### Data provided
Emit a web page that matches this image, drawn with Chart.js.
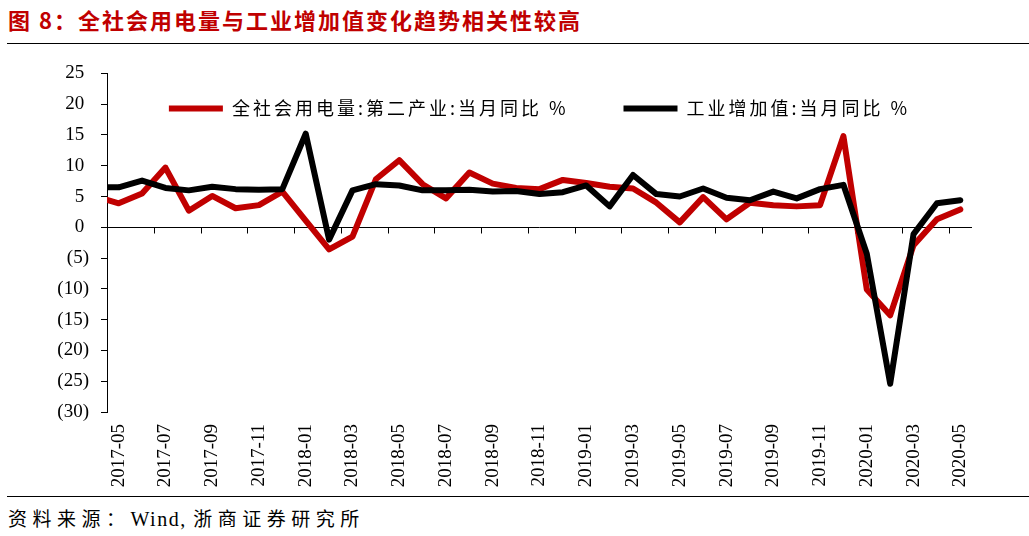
<!DOCTYPE html>
<html lang="zh-CN">
<head>
<meta charset="utf-8">
<title>全社会用电量与工业增加值变化趋势相关性较高</title>
<script src="https://cdn.jsdelivr.net/npm/chart.js@4.4.1/dist/chart.umd.min.js"></script>
<style>
    html, body { margin: 0; padding: 0; background: #fff; }
    body { width: 1029px; height: 536px; position: relative; overflow: hidden; }
    .title {
        position: absolute; left: 8px; top: 5px;
        font-family: "Noto Sans CJK SC", sans-serif; font-weight: 700;
        font-size: 22px; line-height: 28px; letter-spacing: 2px;
        color: #c00000; white-space: nowrap;
    }
    .rule { position: absolute; left: 7px; right: 0; border-top: 1.5px solid #000; }
    .rule.top { top: 43px; }
    .rule.bottom { top: 496px; }
    .chart-box { position: absolute; left: 0; top: 50px; width: 1029px; height: 446px; }
    .source {
        position: absolute; left: 8px; top: 506px;
        font-size: 19px; line-height: 24px; color: #000; white-space: nowrap;
    }
    .source .cjk { font-family: "Noto Sans CJK SC", sans-serif; letter-spacing: 5.5px; }
    .source .lat { font-family: "Liberation Serif", serif; font-size: 20px; letter-spacing: 1.5px; }
</style>
</head>
<body>
<div class="title">图 8：全社会用电量与工业增加值变化趋势相关性较高</div>
<div class="rule top"></div>
<div class="chart-box"><canvas id="power-chart"></canvas></div>
<div class="rule bottom"></div>
<div class="source"><span class="cjk">资料来源：</span><span class="lat">Wind, </span><span class="cjk">浙商证券研究所</span></div>

<script>
// Monthly categories (2017-04 sits just left of the axis and is clipped)
const months = [
    '2017-04', '2017-05', '2017-06', '2017-07', '2017-08', '2017-09', '2017-10', '2017-11', '2017-12',
    '2018-01', '2018-02', '2018-03', '2018-04', '2018-05', '2018-06', '2018-07', '2018-08', '2018-09',
    '2018-10', '2018-11', '2018-12',
    '2019-01', '2019-02', '2019-03', '2019-04', '2019-05', '2019-06', '2019-07', '2019-08', '2019-09',
    '2019-10', '2019-11', '2019-12',
    '2020-01', '2020-02', '2020-03', '2020-04', '2020-05'
];

// 全社会用电量:第二产业:当月同比 %
const powerSecondary = [
    5.0, 3.9, 5.5, 9.7, 2.7, 5.1, 3.1, 3.6, 5.8,
    1.1, -3.6, -1.5, 7.8, 10.9, 7.0, 4.7, 8.9, 7.1, 6.4, 6.2, 7.7,
    7.2, 6.6, 6.3, 4.0, 0.8, 4.9, 1.3, 4.0, 3.6, 3.4, 3.6, 14.8,
    -10.1, -14.3, -2.9, 1.3, 2.9
];

// 工业增加值:当月同比 %
const industryValueAdded = [
    6.5, 6.5, 7.6, 6.4, 6.0, 6.6, 6.2, 6.1, 6.2,
    15.2, -2.0, 6.0, 7.0, 6.8, 6.0, 6.0, 6.1, 5.8, 5.9, 5.4, 5.7,
    6.8, 3.4, 8.5, 5.4, 5.0, 6.3, 4.8, 4.4, 5.8, 4.7, 6.2, 6.9,
    -4.3, -25.4, -1.1, 3.9, 4.4
];

const seriesNames = ['全社会用电量:第二产业:当月同比 %', '工业增加值:当月同比 %'];
const firstMonth = '2017-05';
const lastMonth = '2020-05';
const yMin = -30;
const yMax = 25;
const yStep = 5;

// Excel-style horizontal axis at zero, with ticks every two months
const zeroAxis = {
    id: 'zeroAxis',
    beforeDatasetsDraw(chart) {
        const { ctx, chartArea, scales: { x, y } } = chart;
        const y0 = Math.round(y.getPixelForValue(0)) + 0.5;
        ctx.save();
        ctx.strokeStyle = '#000';
        ctx.lineWidth = 1;
        ctx.beginPath();
        ctx.moveTo(chartArea.left, y0);
        ctx.lineTo(chartArea.right, y0);
        for (let i = x.min; i <= x.max; i++) {
            if (Number(months[i].slice(5)) % 2 === 0) continue;
            const px = Math.round((x.getPixelForValue(i - 1) + x.getPixelForValue(i)) / 2) + 0.5;
            ctx.moveTo(px, y0);
            ctx.lineTo(px, y0 + 6);
        }
        ctx.stroke();
        ctx.restore();
    }
};

// The legend takes no layout space and is drawn inside the plot, with wider glyph spacing
const legendTweak = {
    id: 'legendTweak',
    afterInit(chart) {
        const legend = chart.legend;
        const fit = legend.fit;
        const draw = legend.draw;
        legend.fit = function () {
            this.ctx.save();
            this.ctx.letterSpacing = '3px';
            fit.call(this);
            this.ctx.restore();
            this.height = 0;
        };
        legend.draw = function () {
            const bottom = this.bottom;
            this.bottom = chart.height;
            this.ctx.save();
            this.ctx.letterSpacing = '3px';
            this.ctx.translate(0, -29);
            draw.call(this);
            this.ctx.restore();
            this.bottom = bottom;
        };
    }
};

const ctx = document.getElementById('power-chart').getContext('2d');
new Chart(ctx, {
    type: 'line',
    data: {
        labels: months,
        datasets: [
            {
                label: seriesNames[1],
                data: industryValueAdded,
                borderColor: '#000000',
                backgroundColor: '#000000',
                pointBorderColor: '#000000'
            },
            {
                label: seriesNames[0],
                data: powerSecondary,
                borderColor: '#c00000',
                backgroundColor: '#c00000',
                pointBorderColor: '#c00000'
            }
        ]
    },
    options: {
        responsive: true,
        maintainAspectRatio: false,
        animation: false,
        layout: { padding: { top: 22, right: 57, left: 0, bottom: 0 } },
        elements: {
            line: { borderWidth: 6, tension: 0, fill: false, borderJoinStyle: 'round', borderCapStyle: 'round' },
            point: { radius: 0, hoverRadius: 0, borderWidth: 6 }
        },
        scales: {
            x: {
                type: 'category',
                min: firstMonth,
                max: lastMonth,
                offset: true,
                grid: { display: false },
                border: { display: false },
                ticks: {
                    autoSkip: false,
                    minRotation: 90,
                    maxRotation: 90,
                    padding: 4,
                    color: '#000',
                    font: { family: '"Liberation Serif", serif', size: 19 },
                    callback(value) {
                        const label = this.getLabelForValue(value);
                        return Number(label.slice(5)) % 2 === 1 ? label : '';
                    }
                },
                afterFit(scale) { scale.height = 84; }
            },
            y: {
                min: yMin,
                max: yMax,
                grid: { drawOnChartArea: false, drawTicks: true, tickLength: 6, color: '#000' },
                border: { display: true, color: '#000', width: 1 },
                ticks: {
                    stepSize: yStep,
                    padding: 12,
                    color: '#000',
                    font: { family: '"Liberation Serif", serif', size: 19 },
                    callback: v => (v < 0 ? '(' + (-v) + ')' : v + ' ')
                },
                afterFit(scale) { scale.width = 107; }
            }
        },
        plugins: {
            tooltip: { enabled: false },
            legend: {
                position: 'top',
                fullSize: false,
                align: 'center',
                reverse: true,
                labels: {
                    usePointStyle: true,
                    pointStyle: 'line',
                    pointStyleWidth: 54,
                    padding: 55,
                    color: '#000',
                    font: { family: '"Noto Sans CJK SC", sans-serif', size: 18 }
                }
            }
        }
    },
    plugins: [zeroAxis, legendTweak]
});
</script>
</body>
</html>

### Work required
Pick out each line containing "drawn" and report it.

### Right answer
Emit a web page that matches this image, drawn with Chart.js.
// The legend takes no layout space and is drawn inside the plot, with wider glyph spacing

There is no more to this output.